Pat Taaffe may have achieved renown over fences, but he was equally adept over the flights, landing the Galway Hurdle for four different trainers, while brother ‘Toss’ made the 1964 race his swansong on Extra Stout. Tom, Pat’s son, gathered Galway laurels for the third generation when landing the 1990 Galway Hurdle on Athy Spirit for Willie Fennin.
Among jockeys now training none should have a better idea of the qualities needed to win both the Plate and the Hurdle than Jonjo O’Neill. Jonjo landed the big Ballybrit double for Edward O’Grady with Hindhope and Hard Tarquin in 1979 before collecting consecutive Galway Hurdles on that smashing grey Pinch Hitter for Noel Meade in the ‘eighties.

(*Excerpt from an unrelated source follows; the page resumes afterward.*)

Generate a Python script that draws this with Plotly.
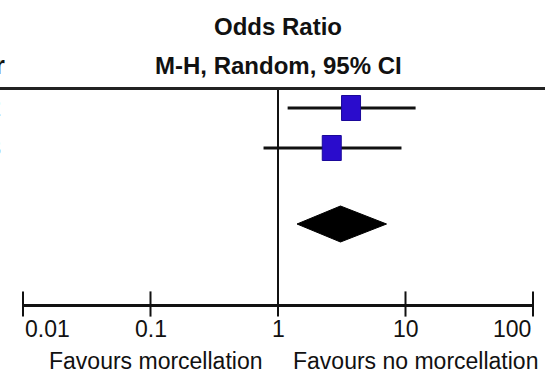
import math
import plotly.graph_objects as go

# ---------------- data ----------------
study_years = ["2012", "2013"]
study_or = [3.74, 2.64]
study_lo = [1.19, 0.77]
study_hi = [12.0, 9.3]

total_or = 3.09
total_lo = 1.41
total_hi = 7.10

tick_values = [0.01, 0.1, 1, 10, 100]
tick_labels = ["0.01", "0.1", "1", "10", "100"]

title_lines = ["Odds Ratio", "M-H, Random, 95% CI"]
favours_left = "Favours morcellation"
favours_right = "Favours no morcellation"
left_header = "Year"

# ---------------- layout constants (pixel-like y units) ----------------
W, H = 545, 374
AXIS_Y = 304
HEADER_LINE_Y = 88.5
ROW_Y = [108, 148]
TOTAL_Y = 224
DIAMOND_HALF = 18
BOX_HALF_W_DEC = 9.5 / 127.5   # half box width, in decades of the log axis
BOX_HALF_H = 12.5
TICKLABEL_Y = 329
FAVOURS_Y = 361
BOLD = "Liberation Sans, Arial, sans-serif"
REGULAR = "Liberation Sans, Arial, sans-serif"
INK = "#111111"
BOX = "#2a0ccc"


def py(px):
    """pixel row -> paper y (margins are zero)"""
    return 1 - px / H


fig = go.Figure()

# CI whiskers
for yv, lo, hi in zip(ROW_Y, study_lo, study_hi):
    fig.add_trace(go.Scatter(x=[lo, hi], y=[yv, yv], mode="lines",
                             line=dict(color=INK, width=3),
                             hoverinfo="skip", showlegend=False, cliponaxis=False))

# study boxes
for yv, est in zip(ROW_Y, study_or):
    fig.add_shape(type="rect", xref="x", yref="y",
                  x0=est * 10 ** (-BOX_HALF_W_DEC), x1=est * 10 ** BOX_HALF_W_DEC,
                  y0=yv - BOX_HALF_H, y1=yv + BOX_HALF_H,
                  fillcolor=BOX, line=dict(color="#1a0899", width=1))

# pooled diamond
fig.add_trace(go.Scatter(
    x=[total_lo, total_or, total_hi, total_or, total_lo],
    y=[TOTAL_Y, TOTAL_Y - DIAMOND_HALF, TOTAL_Y, TOTAL_Y + DIAMOND_HALF, TOTAL_Y],
    mode="lines", fill="toself", fillcolor="#000000",
    line=dict(color="#000000", width=1), hoverinfo="skip", showlegend=False))

# tick marks crossing the axis line
fig.add_trace(go.Scatter(x=tick_values, y=[AXIS_Y] * len(tick_values), mode="markers",
                         marker=dict(symbol="line-ns", size=18,
                                     line=dict(color=INK, width=2)),
                         hoverinfo="skip", showlegend=False, cliponaxis=False))

# line of no effect
fig.add_shape(type="line", xref="x", yref="y", x0=1, x1=1,
              y0=HEADER_LINE_Y, y1=AXIS_Y, line=dict(color=INK, width=2))
# header rule
fig.add_shape(type="line", xref="paper", yref="y", x0=0, x1=1,
              y0=HEADER_LINE_Y, y1=HEADER_LINE_Y, line=dict(color="#222222", width=3))

# tick labels (annotations on a log axis take log10 positions)
for i, (v, t) in enumerate(zip(tick_values, tick_labels)):
    anchor = "left" if i == 0 else ("right" if i == len(tick_values) - 1 else "center")
    fig.add_annotation(x=math.log10(v), y=py(TICKLABEL_Y), xref="x", yref="paper",
                       text=t, showarrow=False, xanchor=anchor, yanchor="middle",
                       font=dict(family=REGULAR, size=23, color=INK))

# favours labels
fig.add_annotation(x=math.log10(1), y=py(FAVOURS_Y), xref="x", yref="paper",
                   text=favours_left, showarrow=False, xanchor="right",
                   yanchor="middle", xshift=-14,
                   font=dict(family=REGULAR, size=23, color=INK))
fig.add_annotation(x=math.log10(1), y=py(FAVOURS_Y), xref="x", yref="paper",
                   text=favours_right, showarrow=False, xanchor="left",
                   yanchor="middle", xshift=13,
                   font=dict(family=REGULAR, size=23, color=INK))

# column title
for yv, t in zip([26, 65], title_lines):
    fig.add_annotation(x=math.log10(1), y=yv, xref="x", yref="y", text="<b>" + t + "</b>",
                       showarrow=False, xanchor="center", yanchor="middle",
                       font=dict(family=BOLD, size=24, color=INK))

# cut-off left column (only its right edge is visible)
fig.add_annotation(x=7 / W, y=65, xref="paper", yref="y", text="<b>" + left_header + "</b>",
                   showarrow=False, xanchor="right", yanchor="middle",
                   font=dict(family=BOLD, size=26, color=INK))
for yv, t in zip(ROW_Y, study_years):
    fig.add_annotation(x=3 / W, y=yv, xref="paper", yref="y", text=t,
                       showarrow=False, xanchor="right", yanchor="middle",
                       font=dict(family=REGULAR, size=23, color=INK))

fig.update_layout(
    width=W, height=H, margin=dict(l=0, r=0, t=0, b=0),
    paper_bgcolor="white", plot_bgcolor="white", showlegend=False,
    xaxis=dict(type="log", range=[-2, 2], domain=[23 / W, 533 / W],
               showline=True, linecolor=INK, linewidth=3, ticks="",
               showticklabels=False, showgrid=False, zeroline=False, fixedrange=True),
    yaxis=dict(range=[AXIS_Y, 0], domain=[(H - AXIS_Y) / H, 1], visible=False,
               showgrid=False, zeroline=False, fixedrange=True),
)

fig.write_html("out.html")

Another facet of the Galway Crystal reveals that of those currently training the longeststanding honours belong to Kevin Prendergast, who won the 1966 Galway Hurdle with Warkey (Frankie Carroll). Kevin took his third McDonogh Handicap with Eklim in
2003. Jeremy Maxwell is the most enduring of those to have won the Plate, with Persian Lark (John Harty) in 1972. Jockey turnover, though increasingly rapid, is stabilised in this instance by Fran Flood, who won the Hurdle as an amateur on I’m Confident in 1989 and Philip Fenton, who did likewise on Sagaman two years later.